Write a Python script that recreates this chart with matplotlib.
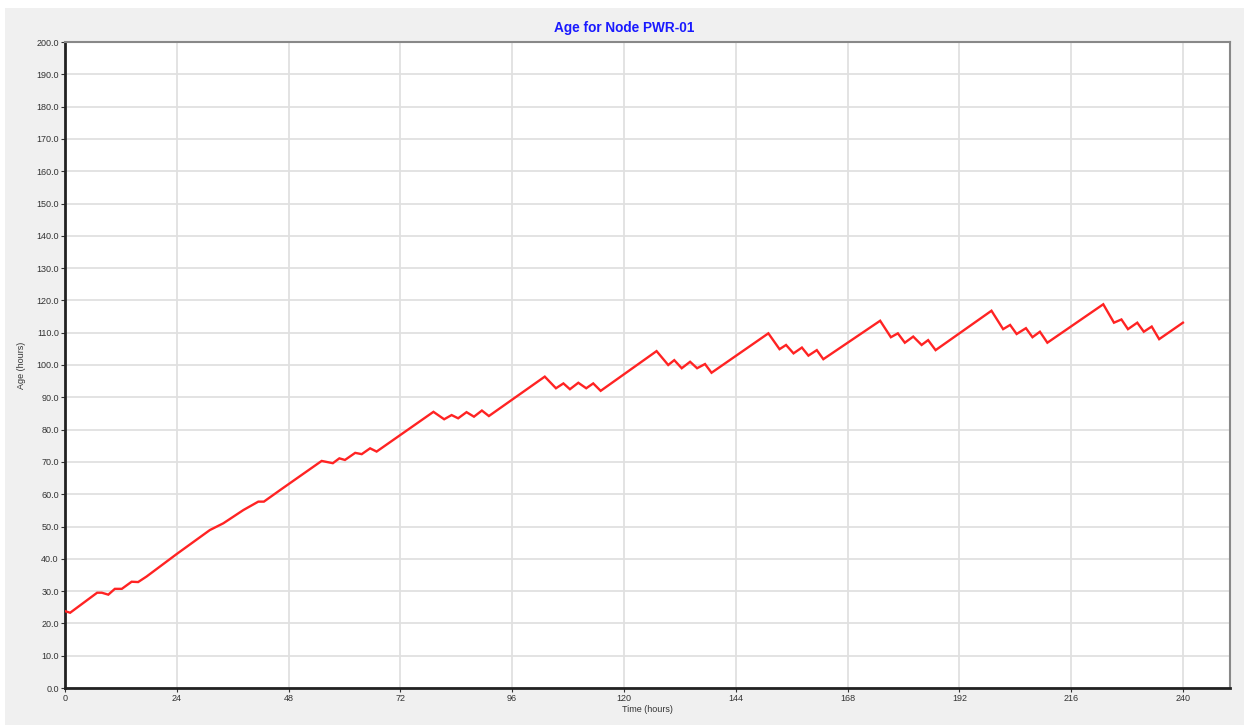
import matplotlib
matplotlib.use("Agg")
import matplotlib.pyplot as plt
from matplotlib.patches import Rectangle

plt.rcParams['font.family'] = ['Liberation Sans', 'DejaVu Sans']

# Age of water at node PWR-01 (vertices of the simulated curve)
time_h = [0.0, 1.1, 6.9, 7.9, 9.3, 10.7, 12.2, 14.3, 15.7, 17.5, 24.0, 31.1, 34.0,
          38.3, 41.5, 42.7, 46.2, 55.1, 57.5, 58.9, 60.1, 62.3, 63.7, 65.5, 66.9,
          79.1, 81.4, 83.0, 84.4, 86.2, 87.8, 89.5, 91.0,
          103.0, 105.4, 107.0, 108.4, 110.2, 111.9, 113.4, 115.0,
          127.0, 129.5, 130.8, 132.4, 134.2, 135.7, 137.4, 138.8,
          151.0, 153.4, 154.8, 156.4, 158.2, 159.6, 161.4, 162.8,
          175.0, 177.3, 178.8, 180.3, 182.1, 183.9, 185.3, 186.9,
          198.9, 201.4, 202.9, 204.3, 206.3, 207.7, 209.3, 210.9,
          222.9, 225.2, 226.8, 228.2, 230.2, 231.6, 233.3, 234.9, 240.0]
age_h = [23.8, 23.3, 29.5, 29.5, 28.9, 30.7, 30.7, 32.9, 32.8, 34.5, 41.5, 48.9, 51.0,
         55.1, 57.7, 57.7, 61.3, 70.3, 69.6, 71.1, 70.6, 72.8, 72.4, 74.2, 73.2,
         85.5, 83.2, 84.5, 83.5, 85.4, 84.0, 85.9, 84.2,
         96.4, 92.8, 94.3, 92.5, 94.5, 92.8, 94.3, 92.0,
         104.3, 100.0, 101.5, 99.0, 101.0, 99.0, 100.3, 97.6,
         109.8, 104.9, 106.2, 103.6, 105.4, 102.9, 104.6, 101.8,
         113.7, 108.6, 109.8, 106.9, 108.8, 106.2, 107.7, 104.6,
         116.8, 111.1, 112.4, 109.6, 111.4, 108.6, 110.3, 106.9,
         118.8, 113.1, 114.1, 111.1, 113.1, 110.3, 111.9, 108.0, 113.1]

x_ticks = list(range(0, 241, 24))
y_ticks = [v * 10 for v in range(21)]

fig = plt.figure(figsize=(12.44, 7.25), dpi=100, facecolor='white')
fig.patches.append(Rectangle((5 / 1244, 0), 1, 717 / 725, transform=fig.transFigure,
                             facecolor='#f0f0f0', edgecolor='none', zorder=-10))

ax = fig.add_axes([65 / 1244, 37 / 725, 1164.5 / 1244, 646 / 725])
ax.set_facecolor('white')
ax.plot(time_h, age_h, color='#ff2323', linewidth=1.7, solid_joinstyle='miter', zorder=3)

ax.set_xlim(0, 250)
ax.set_ylim(0, 200)
ax.set_xticks(x_ticks)
ax.set_yticks(y_ticks)
ax.set_yticklabels([f"{v:.1f}" for v in y_ticks])
ax.tick_params(axis='both', labelsize=6.5, colors='#333333', length=3, width=0.8, pad=1.5)
ax.grid(True, color='#e0e0e0', linewidth=1.3)
ax.set_axisbelow(True)

for side in ('left', 'bottom'):
    ax.spines[side].set_color('#222222')
    ax.spines[side].set_linewidth(2.0)
for side in ('top', 'right'):
    ax.spines[side].set_color('#888888')
    ax.spines[side].set_linewidth(1.5)

# title sits a little left of the plot centre
fig.text(624 / 1244, 1 - 28 / 725, "Age for Node PWR-01", color='#1a1aff', fontsize=9.8,
         fontweight='bold', ha='center', va='center')
ax.set_xlabel("Time (hours)", fontsize=6.5, color='#333333', labelpad=1)
ax.set_ylabel("Age (hours)", fontsize=6.5, color='#333333', labelpad=7)

fig.savefig("out.png", dpi=100)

**PROBLEM REQUIREMENTS**
Leave out the pictures and give the listing above again exactly.

**ANSWER FOR THIS EXERCISE**
Write a Python script that recreates this chart with matplotlib.
import matplotlib
matplotlib.use("Agg")
import matplotlib.pyplot as plt
from matplotlib.patches import Rectangle

plt.rcParams['font.family'] = ['Liberation Sans', 'DejaVu Sans']

# Age of water at node PWR-01 (vertices of the simulated curve)
time_h = [0.0, 1.1, 6.9, 7.9, 9.3, 10.7, 12.2, 14.3, 15.7, 17.5, 24.0, 31.1, 34.0,
          38.3, 41.5, 42.7, 46.2, 55.1, 57.5, 58.9, 60.1, 62.3, 63.7, 65.5, 66.9,
          79.1, 81.4, 83.0, 84.4, 86.2, 87.8, 89.5, 91.0,
          103.0, 105.4, 107.0, 108.4, 110.2, 111.9, 113.4, 115.0,
          127.0, 129.5, 130.8, 132.4, 134.2, 135.7, 137.4, 138.8,
          151.0, 153.4, 154.8, 156.4, 158.2, 159.6, 161.4, 162.8,
          175.0, 177.3, 178.8, 180.3, 182.1, 183.9, 185.3, 186.9,
          198.9, 201.4, 202.9, 204.3, 206.3, 207.7, 209.3, 210.9,
          222.9, 225.2, 226.8, 228.2, 230.2, 231.6, 233.3, 234.9, 240.0]
age_h = [23.8, 23.3, 29.5, 29.5, 28.9, 30.7, 30.7, 32.9, 32.8, 34.5, 41.5, 48.9, 51.0,
         55.1, 57.7, 57.7, 61.3, 70.3, 69.6, 71.1, 70.6, 72.8, 72.4, 74.2, 73.2,
         85.5, 83.2, 84.5, 83.5, 85.4, 84.0, 85.9, 84.2,
         96.4, 92.8, 94.3, 92.5, 94.5, 92.8, 94.3, 92.0,
         104.3, 100.0, 101.5, 99.0, 101.0, 99.0, 100.3, 97.6,
         109.8, 104.9, 106.2, 103.6, 105.4, 102.9, 104.6, 101.8,
         113.7, 108.6, 109.8, 106.9, 108.8, 106.2, 107.7, 104.6,
         116.8, 111.1, 112.4, 109.6, 111.4, 108.6, 110.3, 106.9,
         118.8, 113.1, 114.1, 111.1, 113.1, 110.3, 111.9, 108.0, 113.1]

x_ticks = list(range(0, 241, 24))
y_ticks = [v * 10 for v in range(21)]

fig = plt.figure(figsize=(12.44, 7.25), dpi=100, facecolor='white')
fig.patches.append(Rectangle((5 / 1244, 0), 1, 717 / 725, transform=fig.transFigure,
                             facecolor='#f0f0f0', edgecolor='none', zorder=-10))

ax = fig.add_axes([65 / 1244, 37 / 725, 1164.5 / 1244, 646 / 725])
ax.set_facecolor('white')
ax.plot(time_h, age_h, color='#ff2323', linewidth=1.7, solid_joinstyle='miter', zorder=3)

ax.set_xlim(0, 250)
ax.set_ylim(0, 200)
ax.set_xticks(x_ticks)
ax.set_yticks(y_ticks)
ax.set_yticklabels([f"{v:.1f}" for v in y_ticks])
ax.tick_params(axis='both', labelsize=6.5, colors='#333333', length=3, width=0.8, pad=1.5)
ax.grid(True, color='#e0e0e0', linewidth=1.3)
ax.set_axisbelow(True)

for side in ('left', 'bottom'):
    ax.spines[side].set_color('#222222')
    ax.spines[side].set_linewidth(2.0)
for side in ('top', 'right'):
    ax.spines[side].set_color('#888888')
    ax.spines[side].set_linewidth(1.5)

# title sits a little left of the plot centre
fig.text(624 / 1244, 1 - 28 / 725, "Age for Node PWR-01", color='#1a1aff', fontsize=9.8,
         fontweight='bold', ha='center', va='center')
ax.set_xlabel("Time (hours)", fontsize=6.5, color='#333333', labelpad=1)
ax.set_ylabel("Age (hours)", fontsize=6.5, color='#333333', labelpad=7)

fig.savefig("out.png", dpi=100)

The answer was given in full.